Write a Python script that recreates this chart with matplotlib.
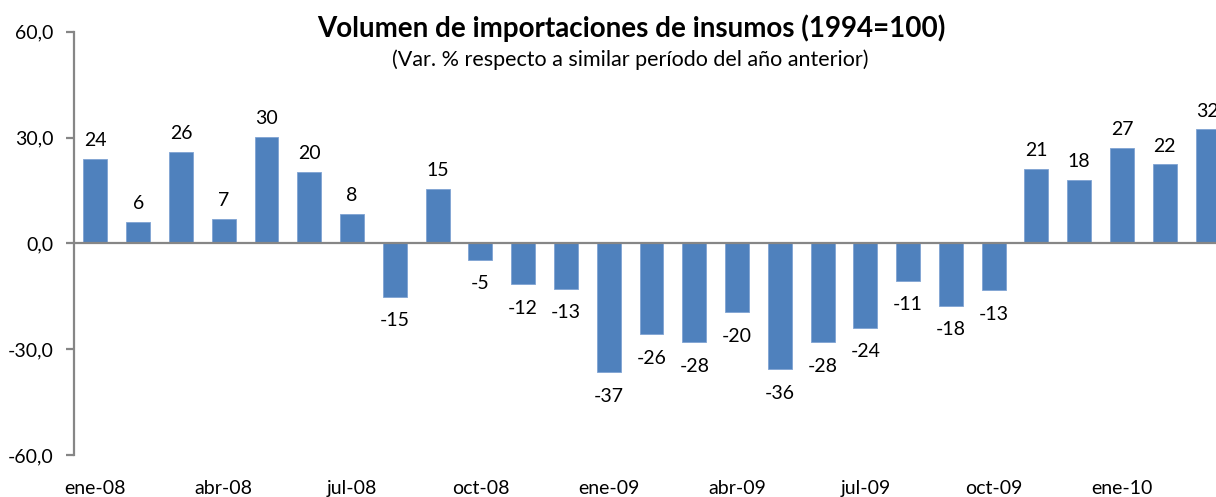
━━━━━━
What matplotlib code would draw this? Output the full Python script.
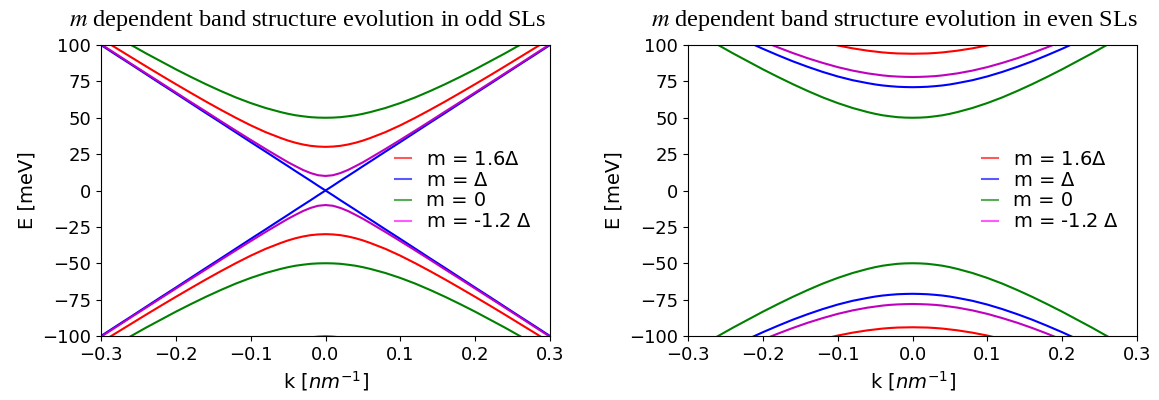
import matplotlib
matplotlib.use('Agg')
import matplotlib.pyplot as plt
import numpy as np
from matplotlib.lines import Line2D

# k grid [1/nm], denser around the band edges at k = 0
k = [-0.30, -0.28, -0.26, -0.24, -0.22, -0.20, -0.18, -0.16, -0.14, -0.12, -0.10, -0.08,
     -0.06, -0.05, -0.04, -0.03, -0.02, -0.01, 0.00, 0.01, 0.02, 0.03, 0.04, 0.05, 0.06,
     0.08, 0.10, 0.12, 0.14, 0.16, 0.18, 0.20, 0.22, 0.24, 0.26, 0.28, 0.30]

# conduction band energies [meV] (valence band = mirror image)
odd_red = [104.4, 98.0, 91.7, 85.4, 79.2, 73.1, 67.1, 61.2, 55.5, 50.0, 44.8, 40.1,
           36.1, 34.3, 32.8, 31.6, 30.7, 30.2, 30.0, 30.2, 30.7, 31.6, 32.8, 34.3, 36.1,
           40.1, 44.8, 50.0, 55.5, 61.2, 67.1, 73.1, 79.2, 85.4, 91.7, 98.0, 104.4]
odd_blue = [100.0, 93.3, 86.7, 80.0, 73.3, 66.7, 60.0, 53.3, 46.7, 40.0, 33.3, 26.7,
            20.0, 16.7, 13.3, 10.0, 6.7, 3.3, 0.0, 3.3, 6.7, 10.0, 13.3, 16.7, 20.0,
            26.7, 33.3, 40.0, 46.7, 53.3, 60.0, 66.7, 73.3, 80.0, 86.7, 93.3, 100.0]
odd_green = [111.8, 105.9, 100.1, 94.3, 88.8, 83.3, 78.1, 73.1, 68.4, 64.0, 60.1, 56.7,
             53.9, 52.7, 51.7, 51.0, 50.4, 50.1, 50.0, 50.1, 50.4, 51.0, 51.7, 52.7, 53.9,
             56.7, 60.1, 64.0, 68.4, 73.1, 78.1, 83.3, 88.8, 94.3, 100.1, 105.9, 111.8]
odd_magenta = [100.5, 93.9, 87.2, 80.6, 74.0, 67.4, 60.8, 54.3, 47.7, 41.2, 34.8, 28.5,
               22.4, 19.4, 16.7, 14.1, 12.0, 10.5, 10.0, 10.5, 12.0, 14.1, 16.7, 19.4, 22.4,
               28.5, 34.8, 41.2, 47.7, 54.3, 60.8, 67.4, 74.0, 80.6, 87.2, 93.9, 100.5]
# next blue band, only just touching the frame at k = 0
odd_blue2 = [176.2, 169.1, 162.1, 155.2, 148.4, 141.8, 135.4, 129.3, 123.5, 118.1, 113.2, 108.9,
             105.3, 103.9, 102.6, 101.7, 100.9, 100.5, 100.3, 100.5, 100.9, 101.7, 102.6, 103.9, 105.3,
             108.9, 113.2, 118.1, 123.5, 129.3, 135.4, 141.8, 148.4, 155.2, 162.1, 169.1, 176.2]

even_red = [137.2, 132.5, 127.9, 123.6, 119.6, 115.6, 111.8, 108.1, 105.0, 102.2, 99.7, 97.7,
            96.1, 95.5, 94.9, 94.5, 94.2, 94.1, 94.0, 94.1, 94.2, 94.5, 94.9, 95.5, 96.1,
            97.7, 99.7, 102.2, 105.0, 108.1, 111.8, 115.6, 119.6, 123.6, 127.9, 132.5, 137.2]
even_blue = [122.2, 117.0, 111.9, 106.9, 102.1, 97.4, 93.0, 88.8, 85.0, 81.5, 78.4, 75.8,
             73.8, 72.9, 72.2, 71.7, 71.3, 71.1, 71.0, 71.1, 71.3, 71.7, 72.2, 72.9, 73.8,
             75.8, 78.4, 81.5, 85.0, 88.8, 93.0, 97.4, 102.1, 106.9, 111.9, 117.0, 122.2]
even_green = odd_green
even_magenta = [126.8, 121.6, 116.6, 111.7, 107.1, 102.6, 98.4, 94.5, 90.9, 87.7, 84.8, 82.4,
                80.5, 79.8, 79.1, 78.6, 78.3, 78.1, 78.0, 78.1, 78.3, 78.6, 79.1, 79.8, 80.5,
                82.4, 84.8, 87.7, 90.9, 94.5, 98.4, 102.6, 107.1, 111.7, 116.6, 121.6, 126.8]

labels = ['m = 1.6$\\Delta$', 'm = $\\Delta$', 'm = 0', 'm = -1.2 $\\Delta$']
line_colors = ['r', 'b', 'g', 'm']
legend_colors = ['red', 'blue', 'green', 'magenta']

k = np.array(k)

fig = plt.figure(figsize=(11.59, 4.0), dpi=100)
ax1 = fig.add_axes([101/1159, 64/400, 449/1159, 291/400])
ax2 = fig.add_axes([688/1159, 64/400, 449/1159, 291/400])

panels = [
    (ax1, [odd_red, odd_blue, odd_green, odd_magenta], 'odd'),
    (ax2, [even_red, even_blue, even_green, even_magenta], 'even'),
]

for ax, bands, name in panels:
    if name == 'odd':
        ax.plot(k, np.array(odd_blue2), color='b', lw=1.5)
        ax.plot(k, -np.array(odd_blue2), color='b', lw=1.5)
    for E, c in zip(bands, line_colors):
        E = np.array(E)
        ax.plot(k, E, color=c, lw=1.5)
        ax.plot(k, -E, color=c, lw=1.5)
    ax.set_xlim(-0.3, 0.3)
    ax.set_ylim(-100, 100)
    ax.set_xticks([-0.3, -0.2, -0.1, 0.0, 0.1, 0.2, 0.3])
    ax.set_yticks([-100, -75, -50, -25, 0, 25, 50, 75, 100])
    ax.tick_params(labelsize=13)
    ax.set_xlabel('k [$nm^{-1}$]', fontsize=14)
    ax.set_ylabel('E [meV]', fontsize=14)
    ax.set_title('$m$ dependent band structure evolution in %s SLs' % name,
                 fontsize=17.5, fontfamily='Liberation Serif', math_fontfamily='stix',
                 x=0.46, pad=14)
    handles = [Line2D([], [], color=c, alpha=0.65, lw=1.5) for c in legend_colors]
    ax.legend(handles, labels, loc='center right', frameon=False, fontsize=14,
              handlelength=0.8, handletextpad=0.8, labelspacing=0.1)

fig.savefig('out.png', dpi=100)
━━━━━━
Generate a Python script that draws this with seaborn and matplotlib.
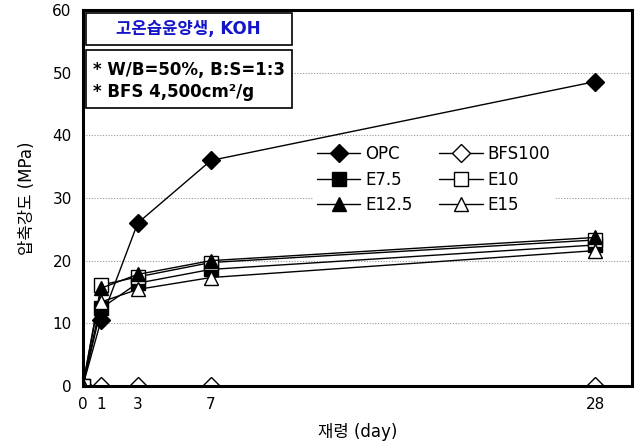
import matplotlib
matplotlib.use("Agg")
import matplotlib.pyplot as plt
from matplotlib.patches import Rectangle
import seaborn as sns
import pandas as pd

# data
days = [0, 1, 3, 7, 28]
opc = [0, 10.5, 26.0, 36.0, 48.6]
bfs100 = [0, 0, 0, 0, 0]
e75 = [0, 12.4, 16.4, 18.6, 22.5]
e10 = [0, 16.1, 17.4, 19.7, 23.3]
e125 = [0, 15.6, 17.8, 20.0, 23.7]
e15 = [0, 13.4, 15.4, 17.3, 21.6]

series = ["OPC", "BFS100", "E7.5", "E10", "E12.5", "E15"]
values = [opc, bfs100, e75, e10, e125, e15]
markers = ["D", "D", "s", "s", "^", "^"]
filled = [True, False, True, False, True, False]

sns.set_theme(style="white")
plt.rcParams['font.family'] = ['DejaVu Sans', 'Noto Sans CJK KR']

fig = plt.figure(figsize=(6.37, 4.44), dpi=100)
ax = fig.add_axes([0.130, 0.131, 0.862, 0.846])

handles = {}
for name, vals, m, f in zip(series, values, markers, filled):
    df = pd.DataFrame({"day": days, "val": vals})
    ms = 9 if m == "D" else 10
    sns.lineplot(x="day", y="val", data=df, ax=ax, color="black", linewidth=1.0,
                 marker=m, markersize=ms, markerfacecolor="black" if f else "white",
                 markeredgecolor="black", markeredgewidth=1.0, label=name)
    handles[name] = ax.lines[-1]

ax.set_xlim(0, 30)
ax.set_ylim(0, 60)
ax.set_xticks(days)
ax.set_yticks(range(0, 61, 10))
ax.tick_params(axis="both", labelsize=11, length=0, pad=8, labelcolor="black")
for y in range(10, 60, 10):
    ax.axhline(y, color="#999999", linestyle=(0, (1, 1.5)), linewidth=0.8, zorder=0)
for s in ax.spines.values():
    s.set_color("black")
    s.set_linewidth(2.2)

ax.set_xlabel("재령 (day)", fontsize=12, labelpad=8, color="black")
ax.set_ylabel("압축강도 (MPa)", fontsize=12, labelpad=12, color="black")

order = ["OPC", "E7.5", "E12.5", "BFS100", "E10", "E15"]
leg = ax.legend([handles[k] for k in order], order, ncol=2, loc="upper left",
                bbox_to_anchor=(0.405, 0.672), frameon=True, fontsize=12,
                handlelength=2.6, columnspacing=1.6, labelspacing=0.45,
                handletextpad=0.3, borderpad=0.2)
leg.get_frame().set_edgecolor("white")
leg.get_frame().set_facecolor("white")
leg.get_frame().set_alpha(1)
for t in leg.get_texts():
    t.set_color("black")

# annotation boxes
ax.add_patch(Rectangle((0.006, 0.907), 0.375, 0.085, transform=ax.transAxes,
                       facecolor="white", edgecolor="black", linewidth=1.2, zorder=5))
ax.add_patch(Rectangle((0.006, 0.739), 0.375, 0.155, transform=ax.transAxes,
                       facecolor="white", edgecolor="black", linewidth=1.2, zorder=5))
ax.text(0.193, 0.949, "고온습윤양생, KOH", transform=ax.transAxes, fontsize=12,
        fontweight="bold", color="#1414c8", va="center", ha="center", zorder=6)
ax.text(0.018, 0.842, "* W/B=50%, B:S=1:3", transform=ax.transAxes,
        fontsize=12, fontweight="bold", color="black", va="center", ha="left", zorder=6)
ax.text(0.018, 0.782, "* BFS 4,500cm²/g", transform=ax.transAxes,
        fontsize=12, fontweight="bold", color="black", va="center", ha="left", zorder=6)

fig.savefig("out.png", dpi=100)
━━━━━━
**BRIEF**
Using the entries above, transcribe every line from the line containing "What matplotlib code" through the line containing "from matplotlib.lines import Line2D". Do not copy pictures.

**RESPONSE TO THE TASK**
What matplotlib code would draw this? Output the full Python script.
import matplotlib
matplotlib.use('Agg')
import matplotlib.pyplot as plt
import numpy as np
from matplotlib.lines import Line2D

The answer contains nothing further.